The line containing "1e-5, 1e-4, 1e-3, 1e-2, 2.5e-2];" marks the end: extract everything from the first line of the data through that line, exactly, with no pictures.
━━━━━━━━━━━━━━━━
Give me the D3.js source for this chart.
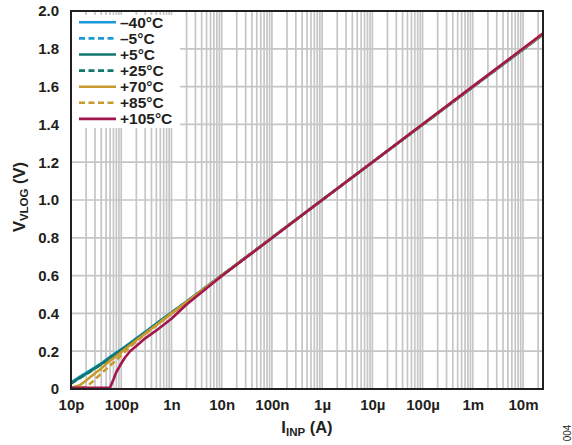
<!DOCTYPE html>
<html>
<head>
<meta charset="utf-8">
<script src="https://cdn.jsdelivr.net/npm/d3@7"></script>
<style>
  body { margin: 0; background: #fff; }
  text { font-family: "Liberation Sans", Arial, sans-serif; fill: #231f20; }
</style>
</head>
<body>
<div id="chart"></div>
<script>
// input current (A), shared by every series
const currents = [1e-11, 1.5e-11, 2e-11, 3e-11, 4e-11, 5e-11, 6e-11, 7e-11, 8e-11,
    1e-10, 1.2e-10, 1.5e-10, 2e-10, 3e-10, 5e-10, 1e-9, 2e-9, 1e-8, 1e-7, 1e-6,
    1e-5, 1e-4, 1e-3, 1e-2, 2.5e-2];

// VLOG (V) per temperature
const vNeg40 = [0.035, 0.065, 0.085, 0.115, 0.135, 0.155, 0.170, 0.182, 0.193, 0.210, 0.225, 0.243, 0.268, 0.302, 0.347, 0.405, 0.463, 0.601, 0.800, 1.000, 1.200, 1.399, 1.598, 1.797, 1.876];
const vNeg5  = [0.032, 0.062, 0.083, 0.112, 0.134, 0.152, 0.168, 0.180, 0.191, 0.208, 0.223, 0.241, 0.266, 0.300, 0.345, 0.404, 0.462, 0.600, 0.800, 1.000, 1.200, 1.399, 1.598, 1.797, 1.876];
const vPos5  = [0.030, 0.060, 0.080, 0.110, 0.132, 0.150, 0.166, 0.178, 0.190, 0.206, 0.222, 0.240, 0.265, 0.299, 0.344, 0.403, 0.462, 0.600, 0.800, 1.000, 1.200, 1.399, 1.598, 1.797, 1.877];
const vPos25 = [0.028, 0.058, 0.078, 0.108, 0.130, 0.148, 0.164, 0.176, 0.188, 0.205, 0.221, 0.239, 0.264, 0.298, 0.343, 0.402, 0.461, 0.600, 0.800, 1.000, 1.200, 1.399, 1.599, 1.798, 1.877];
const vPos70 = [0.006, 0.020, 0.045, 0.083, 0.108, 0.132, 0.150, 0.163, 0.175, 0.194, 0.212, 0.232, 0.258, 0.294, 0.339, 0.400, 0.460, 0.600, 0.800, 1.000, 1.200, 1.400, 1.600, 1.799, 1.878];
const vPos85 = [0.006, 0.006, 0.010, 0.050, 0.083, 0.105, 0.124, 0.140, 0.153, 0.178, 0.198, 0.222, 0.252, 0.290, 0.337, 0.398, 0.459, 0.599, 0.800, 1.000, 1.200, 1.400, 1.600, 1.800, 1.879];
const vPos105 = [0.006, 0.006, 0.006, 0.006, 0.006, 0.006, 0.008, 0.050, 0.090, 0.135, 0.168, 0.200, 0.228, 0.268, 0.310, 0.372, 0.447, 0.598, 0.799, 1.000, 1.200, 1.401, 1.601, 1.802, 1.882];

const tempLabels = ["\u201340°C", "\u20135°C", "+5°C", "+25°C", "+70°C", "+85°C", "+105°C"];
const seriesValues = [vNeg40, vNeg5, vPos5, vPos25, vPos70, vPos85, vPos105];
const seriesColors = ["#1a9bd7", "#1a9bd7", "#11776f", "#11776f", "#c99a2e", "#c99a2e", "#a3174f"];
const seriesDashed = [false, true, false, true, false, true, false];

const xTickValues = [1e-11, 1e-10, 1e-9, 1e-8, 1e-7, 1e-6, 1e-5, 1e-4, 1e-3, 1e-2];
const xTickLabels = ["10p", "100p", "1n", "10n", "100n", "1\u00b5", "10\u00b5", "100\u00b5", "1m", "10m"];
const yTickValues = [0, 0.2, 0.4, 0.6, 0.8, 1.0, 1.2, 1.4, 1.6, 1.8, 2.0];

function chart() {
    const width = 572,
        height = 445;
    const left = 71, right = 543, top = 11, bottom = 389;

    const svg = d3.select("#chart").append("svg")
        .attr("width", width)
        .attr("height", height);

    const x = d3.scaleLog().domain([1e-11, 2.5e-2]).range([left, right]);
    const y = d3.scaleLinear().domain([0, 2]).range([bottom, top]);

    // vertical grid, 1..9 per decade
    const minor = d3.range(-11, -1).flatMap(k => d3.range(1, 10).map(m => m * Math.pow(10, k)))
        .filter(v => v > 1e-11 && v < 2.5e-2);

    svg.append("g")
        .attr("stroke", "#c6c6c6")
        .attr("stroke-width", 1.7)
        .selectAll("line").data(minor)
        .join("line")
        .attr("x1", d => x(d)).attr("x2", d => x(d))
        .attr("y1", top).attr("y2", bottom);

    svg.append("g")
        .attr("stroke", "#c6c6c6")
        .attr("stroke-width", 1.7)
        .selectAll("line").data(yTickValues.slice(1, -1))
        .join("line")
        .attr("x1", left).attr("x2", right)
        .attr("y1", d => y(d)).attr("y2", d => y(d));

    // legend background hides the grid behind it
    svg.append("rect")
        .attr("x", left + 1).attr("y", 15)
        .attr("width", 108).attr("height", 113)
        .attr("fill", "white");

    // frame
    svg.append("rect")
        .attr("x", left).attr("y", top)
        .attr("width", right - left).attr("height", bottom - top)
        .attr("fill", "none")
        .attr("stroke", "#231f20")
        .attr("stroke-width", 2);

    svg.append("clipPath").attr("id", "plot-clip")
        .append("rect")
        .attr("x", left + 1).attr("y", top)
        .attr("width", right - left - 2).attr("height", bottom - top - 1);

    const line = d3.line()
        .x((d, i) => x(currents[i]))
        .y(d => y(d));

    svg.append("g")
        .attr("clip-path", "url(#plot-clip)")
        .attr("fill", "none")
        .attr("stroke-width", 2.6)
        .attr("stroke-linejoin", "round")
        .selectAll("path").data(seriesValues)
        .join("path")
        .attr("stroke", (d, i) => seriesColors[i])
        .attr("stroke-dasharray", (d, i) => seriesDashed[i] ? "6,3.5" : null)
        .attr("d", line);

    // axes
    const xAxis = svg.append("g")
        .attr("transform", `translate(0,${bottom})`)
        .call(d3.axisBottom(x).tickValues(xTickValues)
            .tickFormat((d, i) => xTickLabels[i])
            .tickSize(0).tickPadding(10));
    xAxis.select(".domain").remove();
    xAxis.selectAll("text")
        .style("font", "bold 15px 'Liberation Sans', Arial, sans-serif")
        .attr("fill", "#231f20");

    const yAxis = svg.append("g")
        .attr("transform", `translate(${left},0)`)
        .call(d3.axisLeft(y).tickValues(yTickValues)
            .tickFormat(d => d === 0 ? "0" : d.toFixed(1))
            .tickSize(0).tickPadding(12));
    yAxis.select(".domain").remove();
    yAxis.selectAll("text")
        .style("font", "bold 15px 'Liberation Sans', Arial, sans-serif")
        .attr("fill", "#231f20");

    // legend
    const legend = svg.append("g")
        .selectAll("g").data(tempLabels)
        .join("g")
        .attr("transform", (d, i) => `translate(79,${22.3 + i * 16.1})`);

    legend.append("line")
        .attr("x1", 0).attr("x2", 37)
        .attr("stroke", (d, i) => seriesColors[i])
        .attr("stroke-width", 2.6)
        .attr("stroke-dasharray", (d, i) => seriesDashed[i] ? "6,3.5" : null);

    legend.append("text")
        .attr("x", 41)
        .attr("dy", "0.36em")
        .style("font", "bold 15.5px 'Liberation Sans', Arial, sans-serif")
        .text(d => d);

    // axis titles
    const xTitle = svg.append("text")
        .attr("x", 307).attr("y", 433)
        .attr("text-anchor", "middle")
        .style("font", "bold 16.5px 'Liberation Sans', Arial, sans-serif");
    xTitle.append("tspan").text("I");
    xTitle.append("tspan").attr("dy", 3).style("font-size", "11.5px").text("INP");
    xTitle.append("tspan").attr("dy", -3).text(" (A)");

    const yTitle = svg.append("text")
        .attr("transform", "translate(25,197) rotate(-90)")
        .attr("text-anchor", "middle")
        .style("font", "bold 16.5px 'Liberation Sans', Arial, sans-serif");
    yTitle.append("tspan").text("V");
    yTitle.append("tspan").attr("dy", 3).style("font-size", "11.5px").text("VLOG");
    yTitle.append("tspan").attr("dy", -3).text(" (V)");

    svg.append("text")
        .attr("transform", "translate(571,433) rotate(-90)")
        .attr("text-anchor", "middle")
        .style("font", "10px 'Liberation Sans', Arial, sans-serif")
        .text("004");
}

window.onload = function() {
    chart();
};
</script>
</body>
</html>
━━━━━━━━━━━━━━━━
- Answer to this exercise:
Give me the D3.js source for this chart.
<!DOCTYPE html>
<html>
<head>
<meta charset="utf-8">
<script src="https://cdn.jsdelivr.net/npm/d3@7"></script>
<style>
  body { margin: 0; background: #fff; }
  text { font-family: "Liberation Sans", Arial, sans-serif; fill: #231f20; }
</style>
</head>
<body>
<div id="chart"></div>
<script>
// input current (A), shared by every series
const currents = [1e-11, 1.5e-11, 2e-11, 3e-11, 4e-11, 5e-11, 6e-11, 7e-11, 8e-11,
    1e-10, 1.2e-10, 1.5e-10, 2e-10, 3e-10, 5e-10, 1e-9, 2e-9, 1e-8, 1e-7, 1e-6,
    1e-5, 1e-4, 1e-3, 1e-2, 2.5e-2];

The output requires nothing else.